有名人の死が報道されると、ニュースのコメント欄やSNSは
「ご冥福をお祈りします」
という言葉で埋め尽くされる。
ボクは昔からこの「ご冥福をお祈りします」という言葉が大嫌いだった。
いったいどうしてだろう?
「ご冥福をお祈りします」が嫌いな理由
なぜ「ご冥福をお祈りします」が嫌いなのか?
理由の一つは、この言葉にはまったく心がこもっていないように感じるからだ。
ご冥福をお祈りしますと口にする人間の中に、本当に“お祈り”している人間がどれだけいるだろうか?
ほとんどの人間はまったく祈っていないにもかかわらず「お祈りします」と平気で嘘を吐いているのではないだろうか?
仮に本当に祈っていなくても、悲しむ気持ちがあればまだいい。
だが実際にはほとんど悲しんでいないにもかかわらず、
「誰かが亡くなったらこの言葉を発するのが常識になっているからとりあえず言っておく」
という人間が相当数いるように感じられるのだ。
誰に向けた「ご冥福をお祈りします」なのか?
もちろんなにかコメントを求められて、この言葉以外に表現が浮かばない状況もあるだろう。
別にこの言葉を聞くたびに腹を立てているワケではない。
「ご冥福をお祈りします」を気持ち悪いと感じるのは、それがネットに書き込まれたときである。
以下は実際にTwitterやヤフコメなどでよく見かける定型句だ。
①とくにファンでもないけど亡くなったのは悲しい。ご冥福をお祈りします。
②この方のことはよく存じませんが、ご冥福をお祈りします。
③この人のことは嫌いだったけど、ご冥福をお祈りします。
④まずはご冥福をお祈りします。ただ~
どれも本当に冥福を祈っているのかは非常に疑わしい。
①とくにファンでもないけど亡くなったのは悲しい。ご冥福をお祈りします。
①に関しては悲しいという気持ちが嘘だとは言わない。
だがおそらく3日後には完全に忘れているだろう。
個人的にはファンが「ご冥福をお祈り」するのはまだわかるが、それまで関心がなかったのならわざわざコメントする必要はないんじゃないかと思っている。

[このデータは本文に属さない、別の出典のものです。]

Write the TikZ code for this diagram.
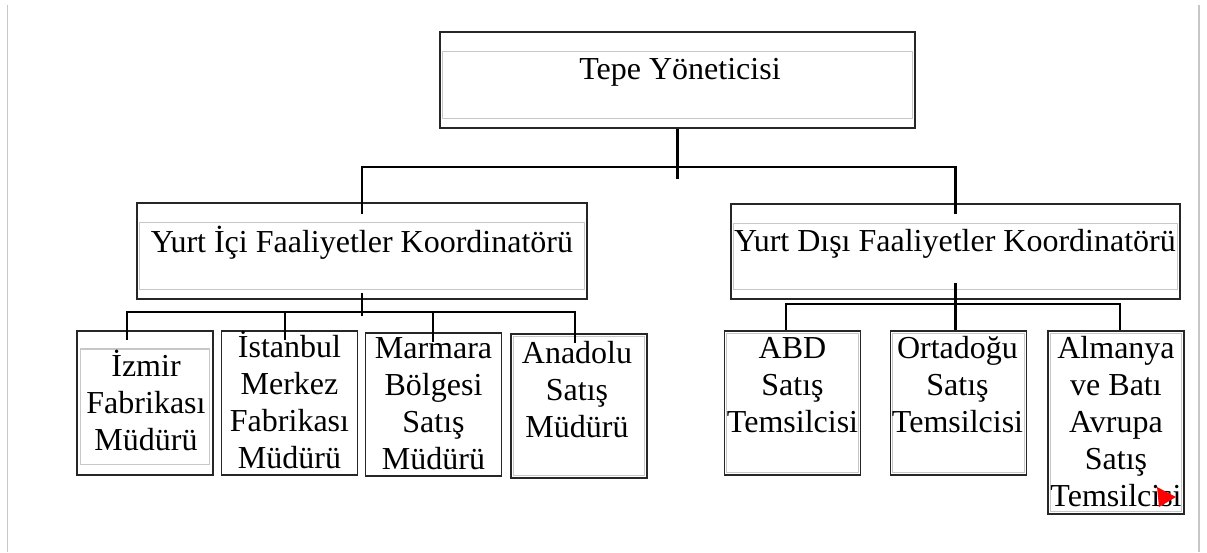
\documentclass[tikz,border=0pt]{standalone}
\usepackage{fontspec}
\setmainfont{Liberation Serif}
\tikzset{
  box/.style={draw=black!85, line width=1.6pt, inner sep=0pt},
  innerline/.style={draw=black!22, line width=1.2pt},
  link/.style={draw=black, line width=2.8pt},
  frame/.style={draw=black!22, line width=1.5pt},
  lbl/.style={font=\fontsize{32}{36.8}\selectfont, align=center, anchor=base, inner sep=0pt}
}
\begin{document}
\begin{tikzpicture}[x=1pt,y=-1pt]
\useasboundingbox (0,0) rectangle (1207,552);
\draw[frame] (7.5,5) -- (7.5,552);
\draw[frame] (1199,5) -- (1199,552);

\node[box, minimum width=475pt, minimum height=96pt] (tepe) at (677.5,80) {};
\node[box, minimum width=450pt, minimum height=96pt] (ici) at (362,251) {};
\node[box, minimum width=449pt, minimum height=95pt] (dis) at (955.5,251.5) {};
\foreach \n in {tepe,ici,dis}
  \draw[innerline] ([shift={(3,20)}]\n.north west) rectangle ([shift={(-3,-10)}]\n.south east);

\foreach \n/\x/\t/\h in {izmir/145/330/144, istanbul/289.5/330/144, marmara/433.5/332/143, anadolu/579/333/144,
                         abd/792.5/330/144, orta/958.5/330/144, almanya/1116/330/183}
  \node[box, minimum width=136pt, minimum height=\h pt, anchor=north] (\n) at (\x,\t) {};
\draw[innerline] ([shift={(4,19)}]izmir.north west) rectangle ([shift={(-4,-11)}]izmir.south east);
\foreach \n in {anadolu,abd,orta,almanya}
  \draw[innerline, line width=0.8pt] ([shift={(3,3)}]\n.north west) rectangle ([shift={(-3,-3)}]\n.south east);

% base anchor = baseline of the last line
\node[lbl] (tepeT) at (680,79) {Tepe Yöneticisi};
\node[lbl] (iciT) at (362,252) {Yurt İçi Faaliyetler Koordinatörü};
\node[lbl] (disT) at (955,251) {Yurt Dışı Faaliyetler Koordinatörü};
\node[lbl] (izmirT) at (146,450) {İzmir\\Fabrikası\\Müdürü};
\node[lbl] (istanbulT) at (289.5,468) {İstanbul\\Merkez\\Fabrikası\\Müdürü};
\node[lbl] (marmaraT) at (433.5,469) {Marmara\\Bölgesi\\Satış\\Müdürü};
\node[lbl] (anadoluT) at (577,437) {Anadolu\\Satış\\Müdürü};
\node[lbl] (abdT) at (792.5,432) {ABD\\Satış\\Temsilcisi};
\node[lbl] (ortaT) at (957.5,432) {Ortadoğu\\Satış\\Temsilcisi};
\node[lbl] (almanyaT) at (1116,506) {Almanya\\ve Batı\\Avrupa\\Satış\\Temsilcisi};

\coordinate (bus1) at (678,167);
\draw[link] (tepe.south) -- ++(0,50);
\draw[link] ([yshift=-12pt]ici.north) |- (bus1) -| ([yshift=-11pt]dis.north);

\coordinate (bus2) at (362,312);
\draw[link] ([yshift=7pt]ici.south) -- ++(0,23);
\foreach \n/\dx in {izmir/-18, istanbul/-4.5, marmara/-0.5, anadolu/-4}
  \draw[link] (bus2) -| ([xshift=\dx pt]\n.north) -- ++(0,10);

\coordinate (bus3) at (955,304);
\draw[link] ([yshift=17pt]dis.south) -- (dis.south |- orta.north);
\foreach \n/\dx in {abd/-6.5, almanya/4}
  \draw[link] (bus3) -| ([xshift=\dx pt]\n.north);

\fill[red] (1157,487) -- (1176,497) -- (1159,507) -- cycle;
\end{tikzpicture}
\end{document}
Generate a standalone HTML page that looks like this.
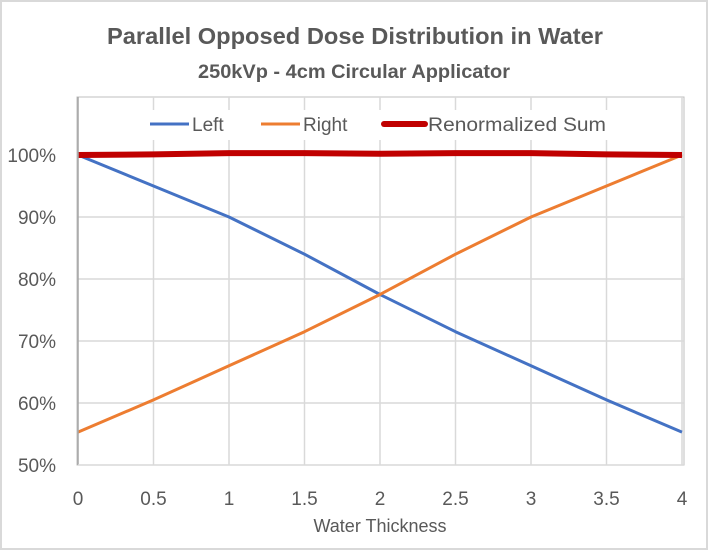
<!DOCTYPE html>
<html><head><meta charset="utf-8"><style>
body{margin:0;background:#fff;}
svg{display:block;font-family:"Liberation Sans",sans-serif;}
</style></head><body>
<svg id="chart" width="709" height="551">
<rect x="1" y="1" width="706" height="548" fill="#fff" stroke="#d9d9d9" stroke-width="2"/>
<text x="355" y="44" text-anchor="middle" font-size="23" font-weight="bold" fill="#595959" textLength="496" lengthAdjust="spacingAndGlyphs">Parallel  Opposed Dose Distribution in Water</text>
<text x="354" y="78" text-anchor="middle" font-size="19" font-weight="bold" fill="#595959" textLength="312" lengthAdjust="spacingAndGlyphs">250kVp - 4cm Circular Applicator</text>
<rect x="77" y="97" width="607" height="368" fill="#fff" stroke="#bfbfbf" stroke-width="1"/>
<g id="grid"></g>
<rect x="140" y="110" width="480" height="30" fill="#fff"/>
<g id="series"></g>
<g id="axes"></g>
<g>
<line x1="150" y1="124" x2="189" y2="124" stroke="#4472c4" stroke-width="3"/>
<text x="192" y="131" font-size="19" fill="#595959">Left</text>
<line x1="261" y1="124" x2="300" y2="124" stroke="#ed7d31" stroke-width="3"/>
<text x="303" y="131" font-size="19" fill="#595959">Right</text>
<line x1="384" y1="124" x2="425" y2="124" stroke="#c00000" stroke-width="6" stroke-linecap="round"/>
<text x="428" y="131" font-size="19" fill="#595959" textLength="178" lengthAdjust="spacingAndGlyphs">Renormalized Sum</text>
</g>
<text x="380" y="532" text-anchor="middle" font-size="18" fill="#595959">Water Thickness</text>
</svg>
<script>
const xValues=[0,0.5,1,1.5,2,2.5,3,3.5,4];
const leftValues=[100,95,90,84,77.5,71.5,66,60.5,55.3];
const rightValues=[55.3,60.5,66,71.5,77.5,84,90,95,100];
const sumValues=[100,100.1,100.3,100.3,100.2,100.3,100.3,100.1,100];
const yTicks=[50,60,70,80,90,100];
const yTickLabels=["50%","60%","70%","80%","90%","100%"];
const xTicks=[0,0.5,1,1.5,2,2.5,3,3.5,4];
const xTickLabels=["0","0.5","1","1.5","2","2.5","3","3.5","4"];
const NS="http://www.w3.org/2000/svg";
const sx=v=>78+v*(682-78)/4;
const sy=v=>465-(v-50)*(465-155)/50;
function mk(tag,attrs,parent){const e=document.createElementNS(NS,tag);for(const k in attrs)e.setAttribute(k,attrs[k]);parent.appendChild(e);return e;}
const grid=document.getElementById('grid'),axes=document.getElementById('axes'),series=document.getElementById('series');
yTicks.forEach((t,i)=>{
  if(t>50){const l=mk('line',{x1:78,x2:684,y1:sy(t),y2:sy(t),stroke:'#d9d9d9','stroke-width':1.5},grid);
  
  }
  const tx=mk('text',{x:56,y:sy(t)+7,'text-anchor':'end','font-size':19,fill:'#595959'},axes);
  tx.textContent=yTickLabels[i];
  
  
});
xTicks.forEach((t,i)=>{
  if(t>0){const l=mk('line',{x1:sx(t),x2:sx(t),y1:97,y2:465,stroke:'#d9d9d9','stroke-width':1.5},grid);
  
  }
  const tx=mk('text',{x:sx(t),y:505,'text-anchor':'middle','font-size':19,fill:'#595959'},axes);
  tx.textContent=xTickLabels[i];
  
  
});
const ax=mk('line',{x1:78,x2:78,y1:97,y2:465,stroke:'#a6a6a6','stroke-width':1.5},axes);


const bx=mk('line',{x1:78,x2:684,y1:465,y2:465,stroke:'#d9d9d9','stroke-width':1.5},axes);


function line(vals,color,w,name){
  const p=mk('polyline',{points:vals.map((v,i)=>sx(xValues[i])+','+sy(v)).join(' '),fill:'none',stroke:color,'stroke-width':w,'stroke-linejoin':'round'},series);
  
  
}
line(leftValues,'#4472c4',3,'left-line');
line(rightValues,'#ed7d31',3,'right-line');
line(sumValues,'#c00000',6,'renormalized-sum-line');
</script>
</body></html>
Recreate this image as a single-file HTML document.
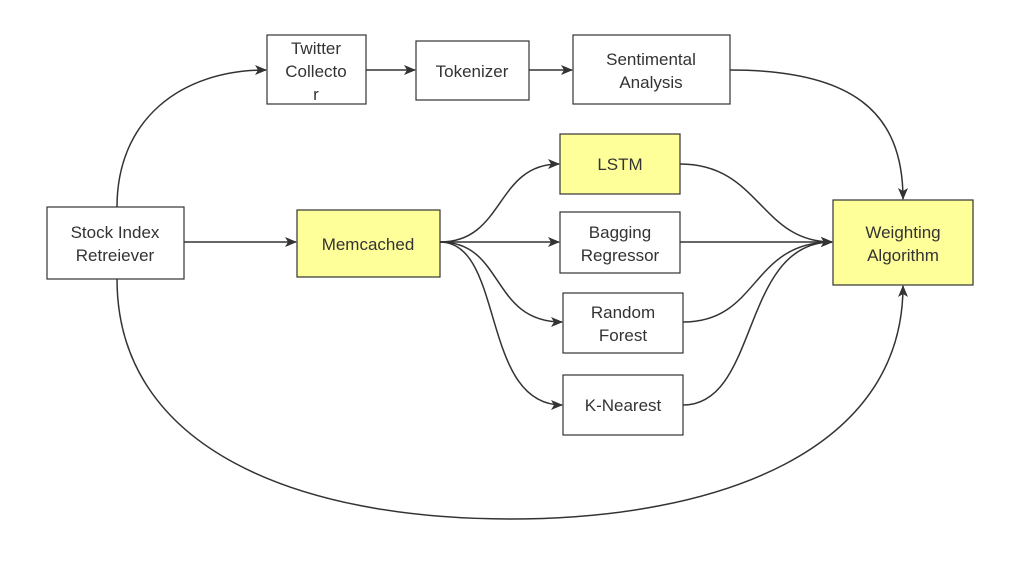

“便乗感”や“偽善者感”を覚えてしまうというのが正直なところだ。
②この方のことはよく存じませんが、ご冥福をお祈りします。
②はヤフコメでよく見かけるコメントだが、100%冥福を祈っていないだろう。
③この人のことは嫌いだったけど、ご冥福をお祈りします。
③もよく見かけるが、やはり前半部分は余計でしかない。
本当に冥福を祈っている人間がわざわざ「嫌いだったけど」という枕詞をつけるのか甚だ疑問だ。
ボクの心が汚れているだけかもしれないが、
「たとえ敵であっても冥福を祈れるぐらいの器の大きさを私は持っていますよ?」
と周囲にアピールするのが目的なのかと勘ぐってしまう。
④まずはご冥福をお祈りします。ただ~
④は率直に言って、もっとも気持ち悪い「ご冥福をお祈りします」である。
というのも完全に単なる保身目的でしかないからだ。
このテンプレートを使用する人間の本当に言いたいことは「ただ」のあとに続く故人への悪口なのだが、それだけ言ってしまうと自分が非難されてしまう。
つまり自分への非難を避けるために「ご冥福をお祈りしています」という言葉を“弾除け”として使っているのである。
本当に故人を悼む気持ちがある人間は、冥福を祈ったそばから死者に鞭打つような真似はしないだろう。
「ご冥福をお祈りします」が嫌いな理由まとめ
以上が「ご冥福をお祈りします」が嫌いな理由である。
本日、ある政治家が亡くなったとの報道が某ニュースサイトのランキングで1位になっていた。
そしてそれに対するコメントの多くが④のテンプレートから始まるものだった。
以前書いた記事で、有名人の死亡が報道された途端にネット上が偽善者であふれかえる現象を皮肉ったことがある。
だが今にして思えば、あの状況すらまだマシだったのかもしれない。
死者にムチを打つことに何の抵抗もない人間があふれかえっているネットの現状を見て、そう思った。